While my girlfriend is a sweet and caring woman who means the world to me, she is very overweight. She does not yet have weight-related health problems, but I feel it is merely a matter of time (we are in our 30s).
I care about her, and it is driving a wedge between us. I like to go to the gym and do active things, while her idea of a good time generally consists of being docile in various locations.
I've tried several ways to change her lifestyle. I've bought us both gym memberships, signed us up for fun runs, suggested healthier cooking and recipe ideas, and have tried to expose her to fun fitness activities like yoga, Zumba and spin classes.
Nothing sticks! She seems to find any excuse to stay docile and has actually gained weight!
It's beginning to affect my confidence. I'm beginning to feel that I'm just not worth the work it would take her to get to a healthy weight and lifestyle. I feel so shallow that this is a concern for me, but I don't want to go through my middle years doing activities alone and dealing with the health problems a life of inactivity will bring to her.
Do I need to end this relationship? Is this something that can be worked through? -- Healthy Boyfriend
DEAR BOYFRIEND: I'm going to give you the benefit of the doubt and assume that even if your girlfriend was thin and inactive, you two would still be a mismatch because you are an active person and she likes to be "docile in various locations."
But imagine if your girlfriend wrote to me and said, "My boyfriend will not slow down. He is too thin and fit for me. He will not be docile in various locations with me. I've tried everything I can think of to force him to become more sluggish, but he won't."
I would tell her that she cannot change someone else. That's a simple truth.
Your only option here is to try to change yourself. One huge change would be for you to accept your girlfriend exactly as she is (watch the movie Bridget Jones's Diary for inspiration). Another change would be for you to slow down and become more like her.
Realistically, I don't believe you can do either of these things. Be honest with her about how you feel and describe the impact of her lifestyle choices on you. Ask her to join you in talking about this with a relationship counsellor.
DEAR AMY: I gave my bother a $50 gift card for Christmas.
Some months later, he took me out for lunch and paid the cheque with the gift card I had given him.

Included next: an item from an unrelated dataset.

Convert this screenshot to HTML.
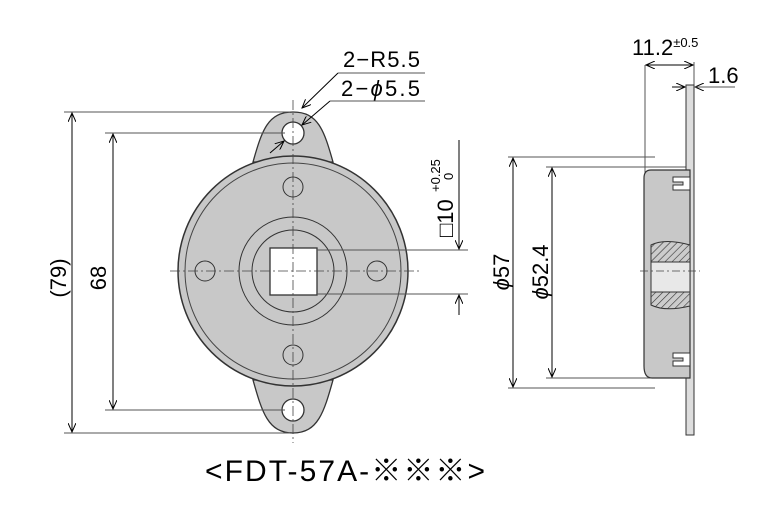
<!DOCTYPE html>
<html><head><meta charset="utf-8"><style>
html,body{margin:0;padding:0;background:#fff;}
svg{display:block;font-family:"Liberation Sans","Noto Sans CJK JP",sans-serif;}
</style></head><body>
<svg width="784" height="514" viewBox="0 0 784 514" xmlns="http://www.w3.org/2000/svg">
<defs>
<marker id="a" markerWidth="10" markerHeight="8" refX="9" refY="4" orient="auto" markerUnits="userSpaceOnUse"><path d="M0,0 L9,4 L0,8" fill="none" stroke="#000" stroke-width="1"/></marker>
<pattern id="h" width="5" height="5" patternUnits="userSpaceOnUse" patternTransform="rotate(45)"><rect width="5" height="5" fill="#ccc"/><line x1="0" y1="0" x2="0" y2="5" stroke="#333" stroke-width="1.2"/></pattern>
</defs>
<g stroke="#000" fill="none" stroke-width="1">
<path d="M253,162 C262,130 268,112 293,112 C318,112 324,130 333,162 Z" fill="#c8c8c8" stroke="#333" stroke-width="1.3"/>
<path d="M253,380 C262,412 268,433 293,433 C318,433 324,412 333,380 Z" fill="#c8c8c8" stroke="#333" stroke-width="1.3"/>
<circle cx="293" cy="271" r="115" fill="#c8c8c8" stroke="#333" stroke-width="1.5"/>
<circle cx="293" cy="271" r="108" stroke="#444"/>
<circle cx="293" cy="133" r="11" fill="#fff" stroke="#333" stroke-width="1.3"/>
<circle cx="293" cy="410" r="11" fill="#fff" stroke="#333" stroke-width="1.3"/>
<circle cx="293" cy="271" r="54" stroke="#333"/>
<circle cx="293" cy="271" r="41" stroke="#333"/>
<rect x="270" y="248" width="47" height="47" fill="#fff" stroke="#333" stroke-width="1.3"/>
<circle cx="293" cy="187" r="10" stroke="#333"/>
<circle cx="293" cy="355" r="10" stroke="#333"/>
<circle cx="205" cy="271" r="10" stroke="#333"/>
<circle cx="377" cy="271" r="10" stroke="#333"/>
<line x1="293" y1="100" x2="293" y2="443" stroke="#444" stroke-width="0.8" stroke-dasharray="10,3,2,3"/>
<line x1="170" y1="271" x2="420" y2="271" stroke="#444" stroke-width="0.8" stroke-dasharray="10,3,2,3"/>
<line x1="64" y1="112" x2="290" y2="112" stroke="#555"/>
<line x1="64" y1="433" x2="290" y2="433" stroke="#555"/>
<line x1="105" y1="133" x2="285" y2="133" stroke="#555"/>
<line x1="105" y1="410" x2="285" y2="410" stroke="#555"/>
<line x1="72" y1="272" x2="72" y2="113" marker-end="url(#a)"/>
<line x1="72" y1="272" x2="72" y2="432" marker-end="url(#a)"/>
<line x1="113" y1="272" x2="113" y2="134" marker-end="url(#a)"/>
<line x1="113" y1="272" x2="113" y2="409" marker-end="url(#a)"/>
<line x1="338" y1="73" x2="425" y2="73" stroke="#555"/>
<line x1="338" y1="73" x2="302" y2="108" marker-end="url(#a)"/>
<line x1="330" y1="101" x2="425" y2="101" stroke="#555"/>
<line x1="330" y1="101" x2="302" y2="125" marker-end="url(#a)"/>
<line x1="270" y1="153" x2="284" y2="141" marker-end="url(#a)"/>
<line x1="317" y1="250" x2="468" y2="250" stroke="#555"/>
<line x1="317" y1="294" x2="468" y2="294" stroke="#555"/>
<line x1="459" y1="140" x2="459" y2="249" marker-end="url(#a)"/>
<line x1="459" y1="315" x2="459" y2="295" marker-end="url(#a)"/>
<line x1="508" y1="157" x2="655" y2="157" stroke="#555"/>
<line x1="508" y1="388" x2="655" y2="388" stroke="#555"/>
<line x1="546" y1="167" x2="690" y2="167" stroke="#555"/>
<line x1="546" y1="378" x2="690" y2="378" stroke="#555"/>
<line x1="513" y1="272" x2="513" y2="158" marker-end="url(#a)"/>
<line x1="513" y1="272" x2="513" y2="387" marker-end="url(#a)"/>
<line x1="552" y1="272" x2="552" y2="168" marker-end="url(#a)"/>
<line x1="552" y1="272" x2="552" y2="377" marker-end="url(#a)"/>
<line x1="645" y1="65" x2="645" y2="175" stroke="#555"/>
<line x1="694" y1="62" x2="694" y2="85" stroke="#555"/>
<line x1="670" y1="65" x2="646" y2="65" marker-end="url(#a)"/>
<line x1="670" y1="65" x2="693" y2="65" marker-end="url(#a)"/>
<line x1="672" y1="87" x2="685" y2="87" marker-end="url(#a)"/>
<line x1="710" y1="87" x2="695" y2="87" marker-end="url(#a)"/>
<line x1="694" y1="87" x2="735" y2="87" stroke="#555"/>
<rect x="686" y="85" width="8" height="350" fill="#ddd" stroke="#333"/>
<path d="M651,170 Q644,170 644,178 L644,366 Q644,378 652,378 L690,378 L690,170 Z" fill="#c8c8c8" stroke="#333" stroke-width="1.2"/>
<path d="M651,245 Q665,238 690,245 L690,262 L651,262 Z" fill="url(#h)" stroke="#333"/>
<path d="M651,292 L690,292 L690,306 Q665,312 651,305 Z" fill="url(#h)" stroke="#333"/>
<rect x="651" y="262" width="39" height="30" fill="#e8e8e8" stroke="#333"/>
<path d="M673,177 L690,177 L690,190 L673,190 L673,185 L683,185 L683,182 L673,182 Z" fill="#fff" stroke="#333"/>
<path d="M673,353 L690,353 L690,366 L673,366 L673,361 L683,361 L683,358 L673,358 Z" fill="#fff" stroke="#333"/>
<line x1="640" y1="271" x2="700" y2="271" stroke="#444" stroke-width="0.8" stroke-dasharray="8,3,2,3"/>
</g>
<g fill="#000" font-size="22">
<text x="343" y="67" textLength="77">2−R5.5</text>
<text x="341" y="96" textLength="79">2−<tspan font-style="italic">ϕ</tspan>5.5</text>
<text x="632" y="55">11.2<tspan font-size="13" dy="-8">±0.5</tspan></text>
<text x="708" y="83">1.6</text>
<text transform="translate(66,278) rotate(-90)" text-anchor="middle">(79)</text>
<text transform="translate(106,278) rotate(-90)" text-anchor="middle">68</text>
<text transform="translate(509,272) rotate(-90)" text-anchor="middle"><tspan font-style="italic">ϕ</tspan>57</text>
<text transform="translate(548,272) rotate(-90)" text-anchor="middle"><tspan font-style="italic">ϕ</tspan>52.4</text>
<text transform="translate(453,237) rotate(-90)">□10</text>
<text transform="translate(440,192) rotate(-90)" font-size="13">+0.25</text>
<text transform="translate(453,180) rotate(-90)" font-size="13">0</text>
<text x="345" y="481" text-anchor="middle" font-size="30" textLength="280">&lt;FDT-57A-※※※&gt;</text>
</g>
</svg>
</body></html>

Am I right in thinking that was a little strange? -- Generous Brother
DEAR GENEROUS: If by "strange" you mean "thoughtful and kind," then yes, this is strange.
Imagine this: You give your brother an expensive bottle of wine or a fresh baked blueberry pie. He thanks you by inviting you to share it with him, thus letting you enjoy the gift while also witnessing him enjoying it.
Your brother arrived at a thoughtful way of using your gift to spend time with you. That's a nice thing to do.
DEAR AMY: Responding to the letter from "B," about an extreme age difference in a relationship, I married a wonderful woman 23 years ago when I was 64 and she was 49.
We were both healthy and happy for 22 years, but she is now paying the price. Walking is a problem and my hearing loss has caused depression.
Most young people do not realize how fast the years go. The old joke is "I'll marry a young girl so I'll have someone to push the wheelchair when I get old." That's nothing to laugh about. -- Achy
DEAR ACHY: Thank you for offering your perspective, but I'm going to assume that your wife has no regrets; 22 years is a lot of happiness.